TASK TO CARRY OUT:
Only the number is wanted: count the lines in the data with "that" in them.

DATA TO PROCESS:

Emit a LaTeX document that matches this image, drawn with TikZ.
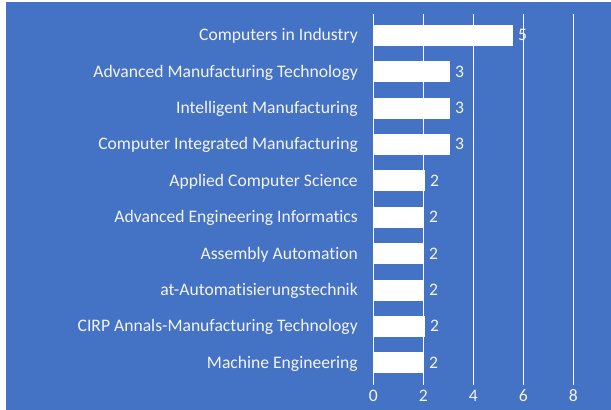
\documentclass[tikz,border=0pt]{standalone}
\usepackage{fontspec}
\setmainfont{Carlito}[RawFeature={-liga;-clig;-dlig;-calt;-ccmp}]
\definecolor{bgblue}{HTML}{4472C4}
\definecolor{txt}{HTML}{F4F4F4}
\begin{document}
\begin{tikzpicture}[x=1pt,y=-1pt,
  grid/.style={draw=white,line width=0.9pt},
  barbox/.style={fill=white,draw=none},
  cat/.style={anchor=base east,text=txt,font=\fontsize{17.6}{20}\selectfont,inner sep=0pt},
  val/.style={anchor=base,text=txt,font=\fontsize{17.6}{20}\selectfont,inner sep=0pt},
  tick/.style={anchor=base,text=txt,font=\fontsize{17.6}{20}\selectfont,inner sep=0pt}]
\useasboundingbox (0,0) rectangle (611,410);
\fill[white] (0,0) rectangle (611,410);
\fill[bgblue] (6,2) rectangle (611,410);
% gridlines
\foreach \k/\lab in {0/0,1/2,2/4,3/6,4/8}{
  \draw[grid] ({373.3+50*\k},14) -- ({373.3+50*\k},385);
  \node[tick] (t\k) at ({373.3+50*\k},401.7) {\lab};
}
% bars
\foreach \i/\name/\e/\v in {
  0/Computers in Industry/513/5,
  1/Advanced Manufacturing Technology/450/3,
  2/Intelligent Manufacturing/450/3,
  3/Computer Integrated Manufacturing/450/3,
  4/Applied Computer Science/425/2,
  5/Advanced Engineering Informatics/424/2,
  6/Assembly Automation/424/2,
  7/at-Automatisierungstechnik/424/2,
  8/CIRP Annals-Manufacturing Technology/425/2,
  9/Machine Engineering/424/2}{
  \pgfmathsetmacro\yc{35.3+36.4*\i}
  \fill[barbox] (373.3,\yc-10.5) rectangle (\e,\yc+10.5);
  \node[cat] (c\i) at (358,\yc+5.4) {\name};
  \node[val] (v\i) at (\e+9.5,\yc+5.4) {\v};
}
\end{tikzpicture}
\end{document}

...

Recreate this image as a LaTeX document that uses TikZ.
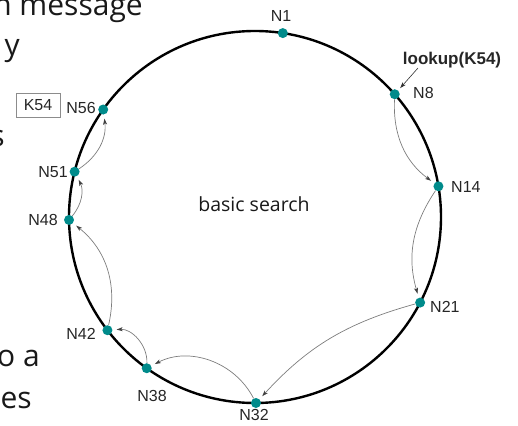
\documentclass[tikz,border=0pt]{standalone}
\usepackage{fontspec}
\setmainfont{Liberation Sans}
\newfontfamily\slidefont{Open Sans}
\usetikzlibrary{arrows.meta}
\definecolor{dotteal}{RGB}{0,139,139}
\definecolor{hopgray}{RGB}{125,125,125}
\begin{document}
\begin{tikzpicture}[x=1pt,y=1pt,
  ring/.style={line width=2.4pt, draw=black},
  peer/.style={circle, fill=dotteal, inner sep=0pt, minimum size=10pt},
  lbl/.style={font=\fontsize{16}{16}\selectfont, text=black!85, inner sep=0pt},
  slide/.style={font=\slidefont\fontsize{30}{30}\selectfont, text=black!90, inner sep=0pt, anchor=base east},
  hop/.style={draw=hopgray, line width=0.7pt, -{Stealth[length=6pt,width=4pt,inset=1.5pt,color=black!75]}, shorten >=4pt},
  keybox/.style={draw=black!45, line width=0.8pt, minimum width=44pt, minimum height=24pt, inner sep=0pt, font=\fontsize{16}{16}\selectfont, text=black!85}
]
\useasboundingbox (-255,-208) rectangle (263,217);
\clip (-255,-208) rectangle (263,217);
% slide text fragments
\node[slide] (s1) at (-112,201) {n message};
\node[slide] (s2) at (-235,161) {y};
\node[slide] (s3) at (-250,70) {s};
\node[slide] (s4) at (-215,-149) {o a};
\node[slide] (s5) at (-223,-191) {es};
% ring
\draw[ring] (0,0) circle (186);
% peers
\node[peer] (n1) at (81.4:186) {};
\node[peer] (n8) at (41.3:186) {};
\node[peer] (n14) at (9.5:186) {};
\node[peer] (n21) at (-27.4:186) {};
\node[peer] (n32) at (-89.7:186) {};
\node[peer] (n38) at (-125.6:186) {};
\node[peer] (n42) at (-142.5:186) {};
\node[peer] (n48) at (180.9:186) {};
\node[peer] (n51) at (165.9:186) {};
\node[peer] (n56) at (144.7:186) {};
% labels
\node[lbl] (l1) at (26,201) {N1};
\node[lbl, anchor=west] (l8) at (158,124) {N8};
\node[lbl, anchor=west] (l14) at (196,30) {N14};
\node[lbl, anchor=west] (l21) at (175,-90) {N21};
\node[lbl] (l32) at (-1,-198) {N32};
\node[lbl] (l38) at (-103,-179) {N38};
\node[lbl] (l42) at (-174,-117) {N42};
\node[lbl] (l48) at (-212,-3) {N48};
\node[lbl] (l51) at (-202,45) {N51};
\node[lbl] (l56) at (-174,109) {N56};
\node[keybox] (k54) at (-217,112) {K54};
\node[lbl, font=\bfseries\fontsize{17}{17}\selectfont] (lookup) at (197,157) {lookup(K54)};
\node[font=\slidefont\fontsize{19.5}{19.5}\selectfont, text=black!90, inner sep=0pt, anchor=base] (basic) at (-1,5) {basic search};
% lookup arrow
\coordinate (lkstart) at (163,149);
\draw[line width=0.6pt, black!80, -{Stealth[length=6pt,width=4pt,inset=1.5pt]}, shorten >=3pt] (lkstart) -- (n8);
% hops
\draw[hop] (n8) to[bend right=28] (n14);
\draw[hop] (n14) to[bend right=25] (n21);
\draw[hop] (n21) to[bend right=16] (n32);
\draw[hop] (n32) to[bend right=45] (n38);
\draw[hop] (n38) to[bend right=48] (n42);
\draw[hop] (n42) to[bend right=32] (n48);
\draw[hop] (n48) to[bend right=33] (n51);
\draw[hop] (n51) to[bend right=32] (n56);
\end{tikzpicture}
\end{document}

---

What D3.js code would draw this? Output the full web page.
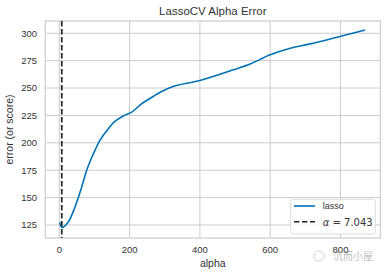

CORRECT RESPONSE:
2